Barnabas is an encourager. That’s a guy who can find a rose in a field of land-mines. Not a guy who can find a land-mine in a field of roses.

I’ll tell you why they sent Barnabas. They sent Barnabas because the foundation of Christian discernment is hope and not suspicion. Love rejoices at the truth. You know what that means? It means that when you go on a fact finding mission you’re looking for truth. And when you find it, even if just in a spark, you rejoice.

I’m talking about foundations here. Starting points. I’m convinced that we’ve gotten this wrong and because of it the gift of discernment has now become synonymous with the “gift” of being a jerk. True discernment will spot error. And it’ll call error out. But that’s not the intention of the search.

Think of it this way. Hope-fueled discernment is like a guy with a metal detector out in a field because he has heard reports of a buried treasure. He’s profoundly hopeful. Not skeptical. He wants to find the treasure. And so he keeps digging. All those places where he checked and didn’t find the treasure he is going to call them out. He’ll put flags there so people know treasure isn’t to be found here. Each “miss” is marked with sorrow but tinged with hope. So he keeps on swinging that detector in the hopes of finding treasure.

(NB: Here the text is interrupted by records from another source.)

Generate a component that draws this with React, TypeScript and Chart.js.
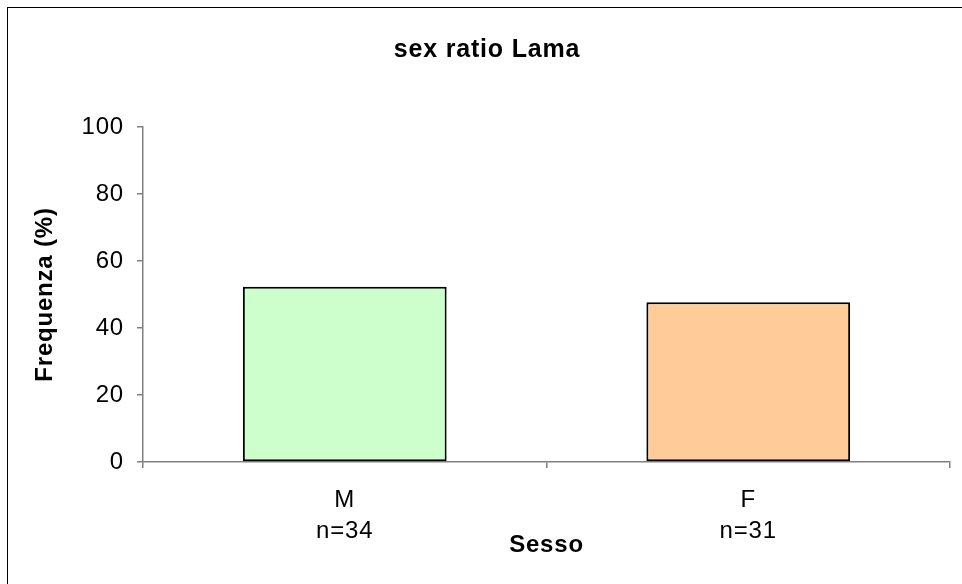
import React, { useEffect, useRef } from "react";
import { Chart, registerables } from "chart.js";

Chart.register(...registerables);

const categories: string[][] = [["M", "n=34"], ["F", "n=31"]];
const frequencies: number[] = [52.3, 47.7];
const barColors: string[] = ["#CCFFCC", "#FFCC99"];
const yTicks: number[] = [0, 20, 40, 60, 80, 100];
const chartTitle = "sex ratio Lama";
const xTitle = "Sesso";
const yTitle = "Frequenza (%)";

const FONT = "'Liberation Sans', Arial, Helvetica, sans-serif";

const spacingPlugin = {
  id: "letterSpacing",
  beforeLayout(chart: any) {
    (chart.ctx as any).letterSpacing = "0.8px";
  },
  beforeDraw(chart: any) {
    (chart.ctx as any).letterSpacing = "0.8px";
  },
};

export default function App() {
  const ref = useRef<HTMLCanvasElement | null>(null);

  useEffect(() => {
    if (!ref.current) return;
    const chart = new Chart(ref.current, {
      type: "bar",
      data: {
        labels: categories,
        datasets: [
          {
            data: frequencies,
            backgroundColor: barColors,
            borderColor: "#000000",
            borderWidth: 2,
            borderSkipped: false,
            categoryPercentage: 0.505,
            barPercentage: 1,
          },
        ],
      },
      options: {
        animation: false,
        responsive: false,
        maintainAspectRatio: false,
        layout: { padding: { left: 24, right: 12, top: 0, bottom: 0 } },
        plugins: {
          legend: { display: false },
          tooltip: { enabled: false },
          title: {
            display: true,
            text: chartTitle,
            color: "#000",
            font: { family: FONT, size: 25, weight: "bold", lineHeight: 1.2 },
            padding: { top: 35, bottom: 62 },
          },
        },
        scales: {
          x: {
            type: "category",
            offset: true,
            grid: {
              offset: true,
              drawOnChartArea: false,
              drawTicks: true,
              tickLength: 6,
              color: "#808080",
              lineWidth: 1.5,
            },
            border: { display: true, color: "#808080", width: 1.5 },
            ticks: {
              color: "#000",
              padding: 17,
              font: { family: FONT, size: 24, lineHeight: 1.3 },
              maxRotation: 0,
              autoSkip: false,
            },
            title: {
              display: true,
              text: xTitle,
              color: "#000",
              font: { family: FONT, size: 24, weight: "bold", lineHeight: 1.2 },
              padding: { top: 0, bottom: 24 },
            },
            afterFit(scale: any) {
              scale.height = 122;
            },
          },
          y: {
            min: 0,
            max: 100,
            afterBuildTicks(scale: any) {
              scale.ticks = yTicks.map((v) => ({ value: v }));
            },
            grid: {
              drawOnChartArea: false,
              drawTicks: true,
              tickLength: 6,
              color: "#808080",
              lineWidth: 1.5,
            },
            border: { display: true, color: "#808080", width: 1.5 },
            ticks: {
              color: "#000",
              padding: 13,
              font: { family: FONT, size: 24 },
            },
            title: {
              display: true,
              text: yTitle,
              color: "#000",
              font: { family: FONT, size: 24, weight: "bold", lineHeight: 1.2 },
              padding: { top: 7, bottom: 0 },
            },
            afterFit(scale: any) {
              scale.width = 119;
            },
          },
        },
      },
      plugins: [spacingPlugin],
    });
    return () => chart.destroy();
  }, []);

  return (
    <div>
      <div
        style={{
          position: "absolute",
          left: 7,
          top: 7,
          width: 955,
          height: 577,
          borderLeft: "1px solid #000",
          borderTop: "1px solid #000",
          boxSizing: "border-box",
        }}
      />
      <canvas
        ref={ref}
        width={962}
        height={584}
        style={{ position: "absolute", left: 0, top: 0, width: 962, height: 584 }}
      />
    </div>
  );
}
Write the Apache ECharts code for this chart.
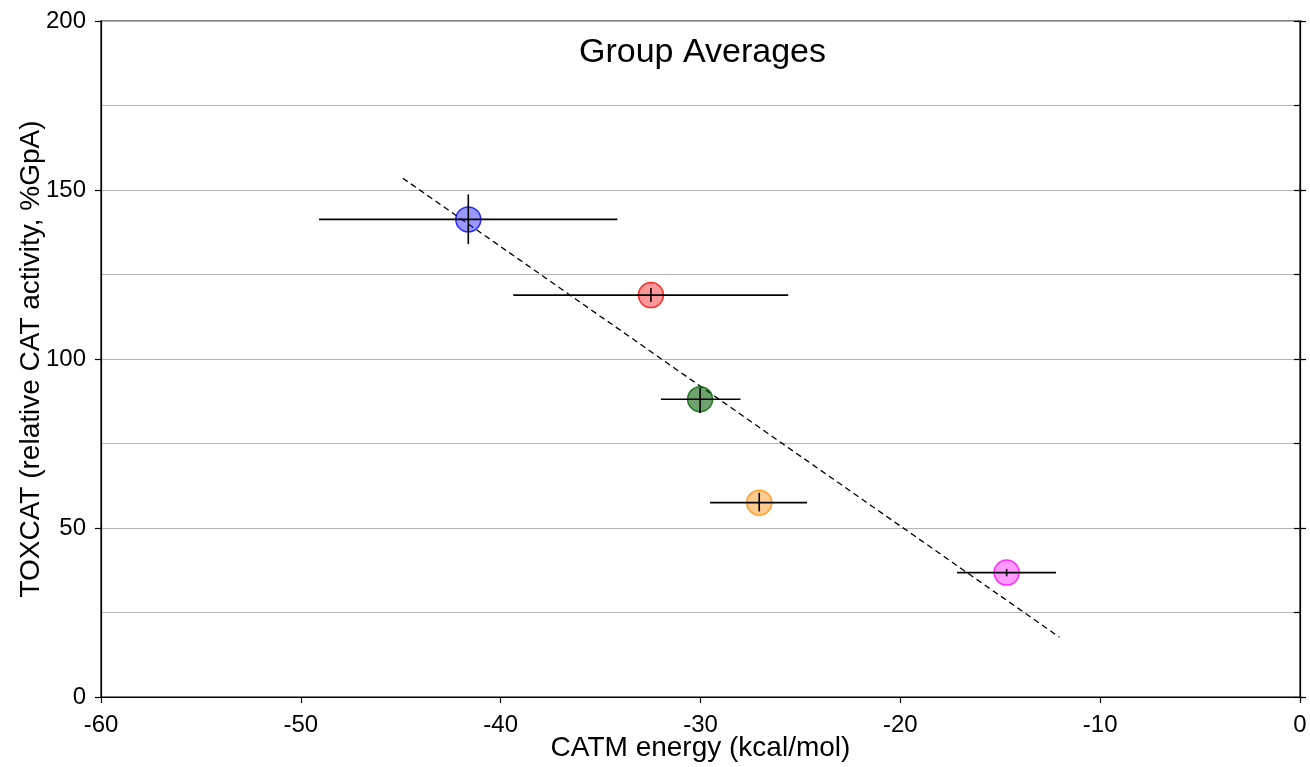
<!DOCTYPE html>
<html>
<head>
<meta charset="utf-8">
<script src="https://cdn.jsdelivr.net/npm/echarts@6/dist/echarts.min.js"></script>
<style>
  html, body { margin: 0; padding: 0; background: #fff; }
  #chart { width: 1310px; height: 767px; }
</style>
</head>
<body>
<div id="chart"></div>
<script>
// group averages (CATM energy vs TOXCAT)
const groupColors = ["#0000ff", "#ff0000", "#006400", "#ff8c00", "#ff00ff"];
const groupFills = ["rgba(0,0,255,0.5)", "rgba(255,0,0,0.5)", "rgba(0,90,0,0.7)", "rgba(255,140,0,0.55)", "rgba(255,0,255,0.5)"];
const xMean = [-41.62, -32.48, -30.02, -27.06, -14.68];
const yMean = [141.3, 118.9, 88.1, 57.5, 36.8];
const xLow = [-49.09, -39.37, -31.98, -29.52, -17.16];
const xHigh = [-34.16, -25.61, -28.0, -24.67, -12.21];
const yLow = [134.0, 116.9, 84.0, 54.9, 35.7];
const yHigh = [148.7, 121.0, 91.4, 60.4, 37.9];
// fit line end points
const fitX = [-44.9, -12.04];
const fitY = [153.5, 17.7];

const font = "'Liberation Sans', Arial, sans-serif";

let chart = echarts.init(document.getElementById("chart"));

let pointData = xMean.map((x, i) => ({
  value: [x, yMean[i]],
  itemStyle: { color: groupFills[i], borderColor: groupColors[i], borderWidth: 1.5 },
}));
let errData = xMean.map((x, i) => [x, yMean[i], xLow[i], xHigh[i], yLow[i], yHigh[i]]);

let options = {
  animation: false,
  backgroundColor: "#fff",
  title: {
    text: "Group Averages",
    left: 574,
    top: 31,
    textStyle: { fontFamily: font, fontSize: 34, fontWeight: "normal", color: "#000" },
  },
  grid: {
    left: 101,
    right: 10,
    top: 21,
    bottom: 70,
    outerBoundsMode: "none",
    containLabel: false,
    show: true,
    borderColor: "#000",
    borderWidth: 1.2,
  },
  xAxis: [
    {
      type: "value",
      position: "bottom",
      min: -60,
      max: 0,
      interval: 10,
      name: "CATM energy (kcal/mol)",
      nameLocation: "middle",
      nameGap: 37,
      nameMoveOverlap: false,
      nameTextStyle: { fontFamily: font, fontSize: 28, color: "#000" },
      axisLine: { show: true, onZero: false, lineStyle: { color: "#000", width: 1.2 } },
      axisTick: { show: true, inside: false, length: 6, lineStyle: { color: "#000", width: 1.2 } },
      axisLabel: { fontFamily: font, fontSize: 24, color: "#000", margin: 16 },
      splitLine: { show: false },
    },
  ],
  yAxis: [
    {
      type: "value",
      position: "left",
      min: 0,
      max: 200,
      interval: 50,
      name: "TOXCAT (relative CAT activity, %GpA)",
      nameLocation: "middle",
      nameGap: 56,
      nameMoveOverlap: false,
      nameTextStyle: { fontFamily: font, fontSize: 28, color: "#000" },
      axisLine: { show: true, onZero: false, lineStyle: { color: "#000", width: 1.2 } },
      axisTick: { show: true, inside: false, length: 6, lineStyle: { color: "#000", width: 1.2 } },
      axisLabel: { fontFamily: font, fontSize: 24, color: "#000", margin: 15 },
      splitLine: { show: true, lineStyle: { color: "#b4b4b4", width: 1.2 } },
      minorTick: { show: false, splitNumber: 2 },
      minorSplitLine: { show: true, lineStyle: { color: "#b4b4b4", width: 1.2 } },
    },
    {
      // inner ticks on the left
      type: "value",
      position: "left",
      min: 0,
      max: 200,
      interval: 50,
      axisLine: { show: false },
      axisTick: { show: true, inside: true, length: 6, lineStyle: { color: "#000", width: 1.2 } },
      axisLabel: { show: false },
      splitLine: { show: false },
    },
    {
      // right side ticks
      type: "value",
      position: "right",
      min: 0,
      max: 200,
      interval: 25,
      axisLine: { show: true, onZero: false, lineStyle: { color: "#000", width: 1.2 } },
      axisTick: { show: true, inside: true, length: 6, lineStyle: { color: "#000", width: 1.2 } },
      axisLabel: { show: false },
      splitLine: { show: false },
    },
    {
      type: "value",
      position: "right",
      min: 0,
      max: 200,
      interval: 50,
      axisLine: { show: false },
      axisTick: { show: true, inside: false, length: 3, lineStyle: { color: "#000", width: 1.2 } },
      axisLabel: { show: false },
      splitLine: { show: false },
    },
  ],
  series: [
    {
      name: "fit",
      type: "line",
      data: fitX.map((x, i) => [x, fitY[i]]),
      symbol: "none",
      lineStyle: { color: "#000", width: 1.3, type: [6, 4] },
      z: 2,
    },
    {
      name: "groups",
      type: "scatter",
      data: pointData,
      symbolSize: 25,
      z: 3,
    },
    {
      name: "errors",
      type: "custom",
      data: errData,
      encode: { x: 0, y: 1 },
      z: 4,
      renderItem: function (params, api) {
        let xl = api.coord([api.value(2), api.value(1)]);
        let xh = api.coord([api.value(3), api.value(1)]);
        let yl = api.coord([api.value(0), api.value(4)]);
        let yh = api.coord([api.value(0), api.value(5)]);
        let style = { stroke: "#000", lineWidth: 1.6 };
        return {
          type: "group",
          children: [
            { type: "line", shape: { x1: xl[0], y1: xl[1], x2: xh[0], y2: xh[1] }, style: style },
            { type: "line", shape: { x1: yl[0], y1: yl[1], x2: yh[0], y2: yh[1] }, style: style },
          ],
        };
      },
    },
  ],
};
chart.setOption(options);
</script>
</body>
</html>
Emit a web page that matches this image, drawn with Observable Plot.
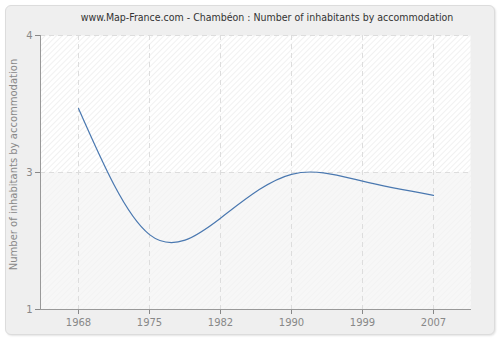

That’s quite different than the guy who has heard a report of a treasure in a field but he wants to prove all the idiots wrong. He’s skeptical that it’s there. For him, every swing and miss is further evidence that there is no treasure here. He gives up the search must faster than the guy who is hope-fueled. He’ll miss the treasure because he won’t bother digging at the faintest of pings. He knows it isn’t there anyways.

Discernment is vital. Which is why we cannot allow it to be shipwrecked by the dour and inflexible among us. Discernment isn’t the gift which keeps faith-filled and hope-fueled people in check. Discernment belong to such. Let’s not rend what God has united.

May hope-fueled discernment rise up among us.